HOLOPIS.COM, JAKARTA – Program Tabungan Perumahan Rakyat (Tapera) yang dihadirkan oleh pemerintah sebagai salah satu solusi dalam meringankan pembiayaan perumahan bagi pekerja swasta masih menjadi perdebatan. 

Adapun aturan Tapera sendiri mengacu pada Peraturan Pemerintah (PP) Nomor 21 Tahun 2024 tentang perubahan atas Peraturan Pemerintah Nomor 25 Tahun 2020 tentang Tapera yang ditetapkan pada tanggal 20 Mei 2024 lalu. 

Rencananya, kewajiban iuran Tapera akan diterapkan paling lambat pada 2027 mendatang, dengan besaran 3 persen dari gaji pekerja. Dimana 2,5 persen dibebankan kepada pekerja dan sisanya 0,5 persen ditanggung perusahaan.
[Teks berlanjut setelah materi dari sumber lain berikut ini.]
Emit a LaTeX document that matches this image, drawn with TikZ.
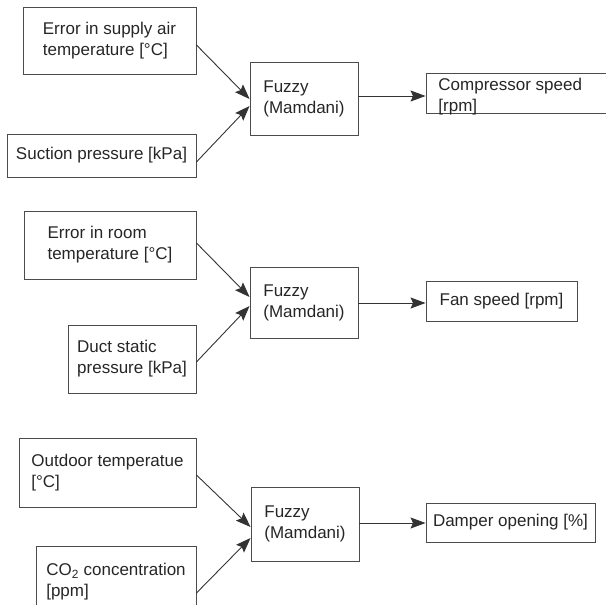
\documentclass[tikz,border=0pt]{standalone}
\usepackage{fontspec}
\setmainfont{Liberation Sans}
\usetikzlibrary{arrows.meta}
\begin{document}
\begin{tikzpicture}[x=1pt,y=-1pt,
	box/.style={draw=black!70,line width=0.9pt,inner sep=0pt,align=left,text=black!85,font=\fontsize{17}{21}\selectfont},
	arr/.style={draw=black!80,line width=0.9pt,-{Stealth[length=15pt,width=11pt,inset=2.5pt]}}]
	\useasboundingbox (0,0) rectangle (605,605);
	
	\node[box,minimum width=173,minimum height=67] (err1) at (109.5,40.5) {Error in supply air\\temperature [°C]};
	\node[box,minimum width=189,minimum height=43] (suc1) at (101.5,155.5) {Suction pressure [kPa]};
	\node[box,minimum width=108,minimum height=73] (fz1) at (304,98.5) {Fuzzy\\(Mamdani)};
	\node[box,minimum width=200,minimum height=40] (out1) at (526,93) {};
	\node[box,draw=none,anchor=west] (out1txt) at (438,97) {Compressor speed\\{}[rpm]};
	\draw[arr] ([yshift=-4.5]err1.east) -- ([yshift=-0.5]fz1.west);
	\draw[arr] ([yshift=-6.5]suc1.east) -- ([yshift=-7.5]fz1.west);
	\draw[arr] ([yshift=2.5]fz1.east) -- ([yshift=2.5]fz1.east -| out1.west);
	
	\node[box,minimum width=172,minimum height=68] (err2) at (110,245) {Error in room\\temperature [°C]};
	\node[box,minimum width=128,minimum height=68] (duct2) at (132,359) {Duct static\\pressure [kPa]};
	\node[box,minimum width=108,minimum height=71] (fz2) at (304,302.5) {Fuzzy\\(Mamdani)};
	\node[box,minimum width=151,minimum height=40] (out2) at (501.5,301) {Fan speed [rpm]};
	\draw[arr] ([yshift=2]err2.east) -- ([yshift=5.5]fz2.west);
	\draw[arr] ([yshift=-3]duct2.east) -- ([yshift=-3.5]fz2.west);
	\draw[arr] ([yshift=-0.5]fz2.east) -- ([yshift=-0.5]fz2.east -| out2.west);
	
	\node[box,minimum width=177,minimum height=69] (out3in) at (107.5,472.5) {Outdoor temperatue\\{}[°C]};
	\node[box,minimum width=160,minimum height=72] (co3) at (116,582) {CO\textsubscript{2} concentration\\{}[ppm]};
	\node[box,minimum width=108,minimum height=74] (fz3) at (305,524) {Fuzzy\\(Mamdani)};
	\node[box,minimum width=169,minimum height=39] (out3) at (510.5,522.5) {Damper opening [\%]};
	\draw[arr] ([yshift=-2.5]out3in.east) -- ([yshift=-3]fz3.west);
	\draw[arr] ([yshift=-11]co3.east) -- ([yshift=-14]fz3.west);
	\draw[arr] ([yshift=1]fz3.east) -- ([yshift=1]fz3.east -| out3.west);
\end{tikzpicture}
\end{document}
Lantas bagaimana pandangan para pekerja rantau alias perantau terkait program Tapera tersebut?

Salah seorang pekerja dari kalangan perantau, Aristyawati (25) menilai kewajiban iuran Tapera justru menjadi beban tambahan bagi pekerja. Karena gaji yang didapatnya terbilang cukup pas-pasan untuk biaya hidup sehari-hari. 

“Jelas ini akan menambah beban keuangan. Gaji UMR Jakarta untuk kelas perantau sudah bisa makan enak aja bersyukur,” kata Tya, sapaan akrabnya kepada Holopis.com, Selasa (18/6). 

Perantau asal Jepara, Jawa Tengah itu pun mengaku keberatan pemerintah mewajibkan iuran Tapera ini kepada para pekerja swasta. 

Sebab ia yang mengaku sebagai generasi sandwich tidak hanya memikirkan biaya hidupnya di tanah rantau, tetapi juga biaya hidup keluarga di kampung halaman.

“Kalau bicara merantau, apalagi saya pribadi yang termasuk generasi sandwich, iuran Tapera ini jelas menjadi beban tambahan,” ujar Tya.

Adapun saat ditanya mengenai apakah ingin memiliki rumah atau tidak, ia mengaku saat ini tidak terlalu memikirkan soal rumah. 

“Saya pribadi yang basic-nya seorang perantau sebenarnya tidak begitu membutuhkan rumah. Pun jika ingin memiliki rumah pun pinginnya di kampung halaman,” ujarnya.

“Yang ada dipikiran saya saat ini bagaimana keluarga bisa hidup layak di kampung, adik-adik bisa mendapat pendidikan yang layak,” pungkasnya.